Nepal reduces power export to India as production dipsWith water levels in rivers receding, power generation has slumped which will go down further in the days to come.
With generation by Nepal’s hydropower projects falling, the Nepal Electricity Authority’s export of electricity to India has also dipped.
On Monday, the NEA exported 230MW to the southern neighbour, although Nepal is authorised to sell over 400MW of electricity in the Indian market. Recently, the NEA started exporting the power generated also by the Chilime (22.1MW) and Solukhola (23.5MW) hydropower projects.
The total installed capacity of hydropower projects in Nepal is over 2,200MW, according to the NEA. But, the state-owned power utility said that available output at the moment is around 1,550MW as projects’ output fluctuates depending on water levels of rivers and production dips to the lowest especially during winter. Domestic peak demands of the electricity on Monday stood at 1,418MW.
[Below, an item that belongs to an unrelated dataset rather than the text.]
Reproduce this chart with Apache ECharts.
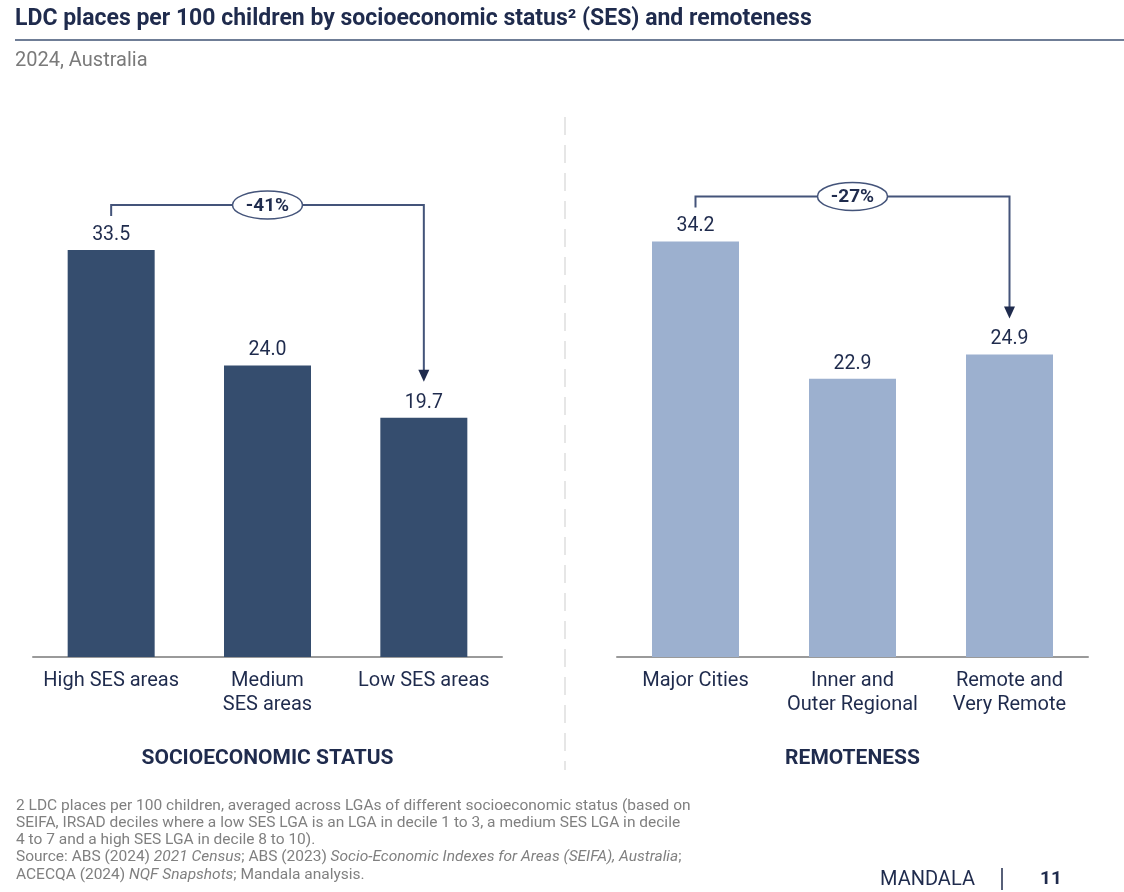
<!DOCTYPE html>
<html>
<head>
<meta charset="utf-8">
<script src="https://cdn.jsdelivr.net/npm/echarts@6/dist/echarts.min.js"></script>
<style>
  html, body { margin: 0; padding: 0; background: #ffffff; }
  #chart { width: 1124px; height: 892px; }
</style>
</head>
<body>
<div id="chart"></div>
<script>
// LDC places per 100 children, 2024
const sesCategories = ['High SES areas', 'Medium\nSES areas', 'Low SES areas'];
const sesValues = [33.5, 24.0, 19.7];
const remoteCategories = ['Major Cities', 'Inner and\nOuter Regional', 'Remote and\nVery Remote'];
const remoteValues = [34.2, 22.9, 24.9];
// change brackets: [from index, to index]
const sesChange = [0, 2];
const remoteChange = [0, 2];

const NAVY = '#1f2b4d';
const DARK_BAR = '#354d6e';
const LIGHT_BAR = '#9cb0cf';
const FONT = 'Roboto, "Noto Sans", sans-serif';

const chart = echarts.init(document.getElementById('chart'), null, { renderer: 'canvas' });

function bracketItem(values, pair) {
  const a = pair[0], b = pair[1];
  const pct = Math.round((values[b] - values[a]) / values[a] * 100);
  return [a, values[a], b, values[b], (pct > 0 ? '+' : '') + pct + '%'];
}

// bracket from one bar to another with an arrow and an oval change label
function renderBracket(params, api) {
  const p0 = api.coord([api.value(0), api.value(1)]);
  const p1 = api.coord([api.value(2), api.value(3)]);
  const label = api.value(4);
  const x0 = p0[0], y0 = p0[1] - 34;
  const x1 = p1[0], yTip = p1[1] - 36;
  const yTop = Math.min(p0[1], p1[1]) - 45;
  const mid = (x0 + x1) / 2;
  const head = 12;
  return {
    type: 'group',
    children: [
      {
        type: 'polyline',
        shape: { points: [[x0, y0], [x0, yTop], [x1, yTop], [x1, yTip - head + 1]] },
        style: { stroke: '#44547a', lineWidth: 2, fill: null }
      },
      {
        type: 'polygon',
        shape: { points: [[x1 - 5.5, yTip - head], [x1 + 5.5, yTip - head], [x1, yTip]] },
        style: { fill: NAVY }
      },
      {
        type: 'ellipse',
        shape: { cx: mid, cy: yTop, rx: 35, ry: 14 },
        style: { fill: '#ffffff', stroke: '#44547a', lineWidth: 1.5 }
      },
      {
        type: 'text',
        style: {
          x: mid, y: yTop + 1, text: label, align: 'center', verticalAlign: 'middle',
          font: 'bold 19px ' + FONT, fill: NAVY
        }
      }
    ]
  };
}

function xAxisFor(gridIndex, cats, name) {
  return {
    type: 'category', gridIndex: gridIndex, data: cats,
    axisLine: { show: true, lineStyle: { color: '#9a9a9a', width: 2 } },
    axisTick: { show: false },
    axisLabel: { color: NAVY, fontSize: 20, fontFamily: FONT, lineHeight: 24, margin: 12, interval: 0 },
    name: name, nameLocation: 'middle', nameGap: 91,
    nameTextStyle: { color: NAVY, fontSize: 21, fontWeight: 'bold', fontFamily: FONT }
  };
}

function yAxisFor(gridIndex) {
  return { type: 'value', gridIndex: gridIndex, min: 0, max: 40, show: false };
}

function barSeries(idx, values, color) {
  return {
    type: 'bar', xAxisIndex: idx, yAxisIndex: idx, data: values, barWidth: 87,
    itemStyle: { color: color },
    label: {
      show: true, position: 'top', distance: 5, color: NAVY, fontSize: 19.5, fontFamily: FONT,
      formatter: p => p.value.toFixed(1)
    },
    silent: true
  };
}

function bracketSeries(idx, item) {
  return {
    type: 'custom', xAxisIndex: idx, yAxisIndex: idx, clip: false, silent: true, z: 5,
    data: [item],
    encode: { x: [0, 2], y: [1, 3] },
    renderItem: renderBracket
  };
}

const footLines = [
  '2 LDC places per 100 children, averaged across LGAs of different socioeconomic status (based on',
  'SEIFA, IRSAD deciles where a low SES LGA is an LGA in decile 1 to 3, a medium SES LGA in decile',
  '4 to 7 and a high SES LGA in decile 8 to 10).',
  'Source: ABS (2024) {i|2021 Census}; ABS (2023) {i|Socio-Economic Indexes for Areas (SEIFA), Australia};',
  'ACECQA (2024) {i|NQF Snapshots}; Mandala analysis.'
];

chart.setOption({
  backgroundColor: '#ffffff',
  animation: false,
  grid: [
    { left: 33, width: 469, top: 171, height: 486 },
    { left: 617, width: 471, top: 171, height: 486 }
  ],
  xAxis: [
    xAxisFor(0, sesCategories, 'SOCIOECONOMIC STATUS'),
    xAxisFor(1, remoteCategories, 'REMOTENESS')
  ],
  yAxis: [yAxisFor(0), yAxisFor(1)],
  series: [
    barSeries(0, sesValues, DARK_BAR),
    barSeries(1, remoteValues, LIGHT_BAR),
    bracketSeries(0, bracketItem(sesValues, sesChange)),
    bracketSeries(1, bracketItem(remoteValues, remoteChange))
  ],
  graphic: [
    {
      type: 'text', left: 15, top: 8,
      style: {
        text: 'LDC places per 100 children by socioeconomic status² (SES) and remoteness',
        font: 'bold 23px ' + FONT, fill: NAVY
      }
    },
    {
      type: 'line', shape: { x1: 15, y1: 40, x2: 1124, y2: 40 },
      style: { stroke: '#6f7d96', lineWidth: 2 }
    },
    {
      type: 'text', left: 15, top: 51,
      style: { text: '2024, Australia', font: '20px ' + FONT, fill: '#7a7a7a' }
    },
    {
      type: 'line', shape: { x1: 565, y1: 117, x2: 565, y2: 770 },
      style: { stroke: '#e6e6e6', lineWidth: 2, lineDash: [18, 10] }
    },
    {
      type: 'text', left: 16, top: 797,
      style: {
        text: footLines.join('\n'),
        font: '15.5px ' + FONT, fill: '#808080', lineHeight: 17.3,
        rich: { i: { fontStyle: 'italic', fontSize: 15.5, fontFamily: FONT, fill: '#808080', lineHeight: 17.3 } }
      }
    },
    {
      type: 'text', left: 880, top: 870,
      style: { text: 'MANDALA', font: '20px ' + FONT, fill: NAVY }
    },
    {
      type: 'line', shape: { x1: 1002, y1: 868, x2: 1002, y2: 890 },
      style: { stroke: NAVY, lineWidth: 1.5 }
    },
    {
      type: 'text', left: 1040, top: 870,
      style: { text: '11', font: 'bold 19px ' + FONT, fill: NAVY }
    }
  ]
});
</script>
</body>
</html>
Nepal’s hydropower projects are mostly run-of-the-river type and they cannot produce power to their optimum capacity when water level in the rivers decreases. For example, the 456MW Upper Tamakoshi Hydropower Project has been producing just 200MW, according to NEA spokesman Suresh Bahadur Bhattarai.
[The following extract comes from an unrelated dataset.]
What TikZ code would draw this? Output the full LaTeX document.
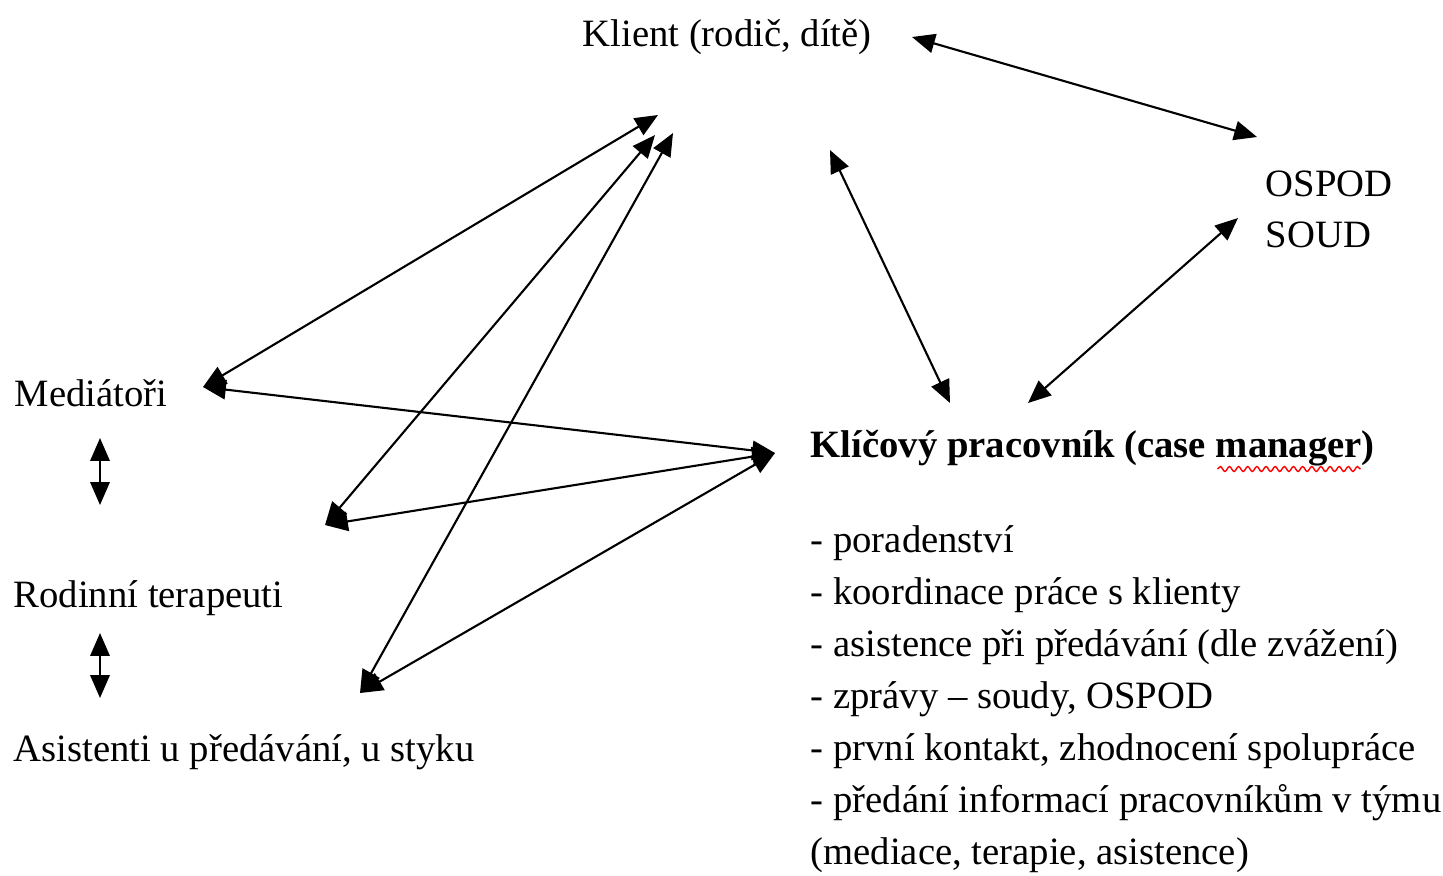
\documentclass[tikz,border=0pt]{standalone}
\usepackage{fontspec}
\setmainfont{Liberation Serif}
\usetikzlibrary{arrows.meta,calc,decorations.pathmorphing}
\tikzset{
  vazba/.style={{Triangle[length=6.5pt,width=5.5pt]}-{Triangle[length=6.5pt,width=5.5pt]}, line width=0.6pt},
  popis/.style={anchor=base west, inner sep=0pt, font=\fontsize{11pt}{13pt}\selectfont},
  tucne/.style={popis, font=\fontsize{11pt}{13pt}\selectfont\bfseries},
  podtrzeni/.style={red, line width=0.4pt, decorate, decoration={snake, amplitude=0.7pt, segment length=2.6pt}}
}
\begin{document}
\begin{tikzpicture}[x=0.01cm, y=-0.01cm]
      \useasboundingbox (0,0) rectangle (1443,875);
      % texts
      \node[popis] (klient) at (582,46) {Klient (rodič, dítě)};
      \node[popis] (ospod) at (1265,196) {OSPOD};
      \node[popis] (soud) at (1265,247) {SOUD};
      \node[popis] (mediatori) at (14,406) {Mediátoři};
      \node[popis] (terapeuti) at (13,607) {Rodinní terapeuti};
      \node[popis] (asistenti) at (13,761) {Asistenti u předávání, u styku};
      \node[tucne] (manager) at (810,457) {Klíčový pracovník (case manager)};
      \node[popis] (ukol1) at (810,552) {- poradenství};
      \node[popis] (ukol2) at (810,604) {- koordinace práce s klienty};
      \node[popis] (ukol3) at (810,656) {- asistence při předávání (dle zvážení)};
      \node[popis] (ukol4) at (810,708) {- zprávy – soudy, OSPOD};
      \node[popis] (ukol5) at (810,760) {- první kontakt, zhodnocení spolupráce};
      \node[popis] (ukol6) at (810,812) {- předání informací pracovníkům v týmu};
      \node[popis] (ukol7) at (810,864) {(mediace, terapie, asistence)};
      \draw[podtrzeni] ($(manager.base east)+(-158,12)$) -- ($(manager.base east)+(-15,12)$);
      % arrow ends
      \coordinate (kl-a) at (658,115);
      \coordinate (kl-b) at (655,135);
      \coordinate (kl-c) at (673,133);
      \coordinate (kl-d) at (830,150);
      \coordinate (kl-e) at (912,37);
      \coordinate (os-a) at (1257,137);
      \coordinate (os-b) at (1238,218);
      \coordinate (cm-a) at (950,403);
      \coordinate (cm-b) at (1028,403);
      \coordinate (cm-c) at (775,453);
      \coordinate (me-a) at (203,387);
      \coordinate (me-b) at (100,438);
      \coordinate (te-a) at (325,525);
      \coordinate (te-b) at (100,505);
      \coordinate (te-c) at (100,633);
      \coordinate (as-a) at (360,693);
      \coordinate (as-b) at (100,698);
      % arrows
      \draw[vazba] (kl-e) -- (os-a);
      \draw[vazba] (kl-d) -- (cm-a);
      \draw[vazba] (os-b) -- (cm-b);
      \draw[vazba] (me-a) -- (kl-a);
      \draw[vazba] (te-a) -- (kl-b);
      \draw[vazba] (as-a) -- (kl-c);
      \draw[vazba] (cm-c) -- (me-a);
      \draw[vazba] (cm-c) -- (te-a);
      \draw[vazba] (cm-c) -- (as-a);
      \draw[vazba] (me-b) -- (te-b);
      \draw[vazba] (te-c) -- (as-b);
    \end{tikzpicture}
\end{document}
“As the output has already started to decline, we cannot export power to the quantity that Nepal has been authorised to export to its southern neighbour ,” Bhattarai said.
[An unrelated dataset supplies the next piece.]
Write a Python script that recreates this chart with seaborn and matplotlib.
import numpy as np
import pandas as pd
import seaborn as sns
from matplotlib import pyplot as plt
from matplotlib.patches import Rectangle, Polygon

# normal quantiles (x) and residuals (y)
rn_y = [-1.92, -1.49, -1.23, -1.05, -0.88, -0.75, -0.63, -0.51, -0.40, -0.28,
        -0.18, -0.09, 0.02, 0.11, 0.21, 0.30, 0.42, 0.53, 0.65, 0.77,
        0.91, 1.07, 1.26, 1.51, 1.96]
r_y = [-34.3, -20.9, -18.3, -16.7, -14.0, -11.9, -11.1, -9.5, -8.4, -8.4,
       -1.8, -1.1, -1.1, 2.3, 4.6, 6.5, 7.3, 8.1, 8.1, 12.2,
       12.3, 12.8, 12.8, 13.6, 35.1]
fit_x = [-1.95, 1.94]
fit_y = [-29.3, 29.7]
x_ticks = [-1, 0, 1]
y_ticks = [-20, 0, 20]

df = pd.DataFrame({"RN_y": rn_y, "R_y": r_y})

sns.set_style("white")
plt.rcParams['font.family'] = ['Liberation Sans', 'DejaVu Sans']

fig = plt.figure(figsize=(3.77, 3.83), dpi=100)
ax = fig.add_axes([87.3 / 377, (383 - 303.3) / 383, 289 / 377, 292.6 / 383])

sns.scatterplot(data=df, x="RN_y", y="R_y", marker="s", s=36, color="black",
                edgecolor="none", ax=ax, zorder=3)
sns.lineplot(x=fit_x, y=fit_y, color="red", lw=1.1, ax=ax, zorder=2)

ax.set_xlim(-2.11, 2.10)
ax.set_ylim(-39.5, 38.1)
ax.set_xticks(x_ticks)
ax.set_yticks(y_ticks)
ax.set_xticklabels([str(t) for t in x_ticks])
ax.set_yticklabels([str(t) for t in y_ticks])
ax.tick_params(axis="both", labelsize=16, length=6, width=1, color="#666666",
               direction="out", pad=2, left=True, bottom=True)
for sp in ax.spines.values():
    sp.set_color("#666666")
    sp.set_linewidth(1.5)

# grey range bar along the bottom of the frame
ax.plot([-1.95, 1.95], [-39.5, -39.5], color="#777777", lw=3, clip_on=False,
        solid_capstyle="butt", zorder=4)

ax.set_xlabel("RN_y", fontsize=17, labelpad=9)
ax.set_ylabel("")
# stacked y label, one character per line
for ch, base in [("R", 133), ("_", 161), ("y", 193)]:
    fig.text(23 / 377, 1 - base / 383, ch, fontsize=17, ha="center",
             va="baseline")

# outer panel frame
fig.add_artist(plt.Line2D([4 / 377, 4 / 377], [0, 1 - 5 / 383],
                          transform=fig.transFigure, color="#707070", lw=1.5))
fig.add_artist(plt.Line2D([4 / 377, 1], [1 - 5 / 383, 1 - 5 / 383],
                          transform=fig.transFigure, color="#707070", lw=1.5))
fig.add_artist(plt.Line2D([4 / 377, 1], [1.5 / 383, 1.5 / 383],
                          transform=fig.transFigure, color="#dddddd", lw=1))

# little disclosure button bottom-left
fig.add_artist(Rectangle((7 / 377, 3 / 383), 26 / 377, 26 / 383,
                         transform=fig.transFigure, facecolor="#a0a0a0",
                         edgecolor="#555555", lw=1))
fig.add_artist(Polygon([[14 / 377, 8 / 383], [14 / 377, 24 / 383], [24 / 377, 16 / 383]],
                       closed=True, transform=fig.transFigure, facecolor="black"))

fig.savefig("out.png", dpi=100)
The country’s only storage-type project is Kulekhani whose three projects produce a total of 106MW. The 140MW Tanahun Hydropower Project is another storage type project, which is under construction.
The planned 1200MW Budhi Gandaki Hydropower Project is a reservoir-based plant whose development is expected to address electricity shortfalls in the winter in the long term. But, there is a long way to go before its construction commences.
However, more run-of-the-river-type projects coming online in the next few years are expected to address the shortfall of power even in the winter because power will be added to the grid even for the dry season which starts in December lasting till May.
But as per its agreement with India, the NEA has to export power in the wet season (June-November). For this the state-owned power utility has been seeking permission from Indian authorities to export power generated by more hydropower projects besides the current eight projects.
Currently, the NEA has been selling 37.7MW from the Trishuli and Devighat hydropower projects; 140MW from Kaligandaki Hydropower Project; 68MW from Middle Marsyangdi; 67MW from Marsyangdi; 51MW from Likhu-4; 22.1 MW from Chilime; and 23.5 MW from Solukhola hydropower projects.
Likewise, the NEA is still awaiting the approval from the southern neighbour for exporting power from other projects including Mistrikhola, Likhu Khola-A, Likhukhola, Kabeli B1, Maikhola, Hewa Khola A and Lower Modi hydropower projects whose combined capacity is around 170MW.
Starting from the rainy season until a few days ago, the NEA was facing spillage of power especially at night when domestic power consumption slumps. As a result, it failed to earn as much as it wanted through exports.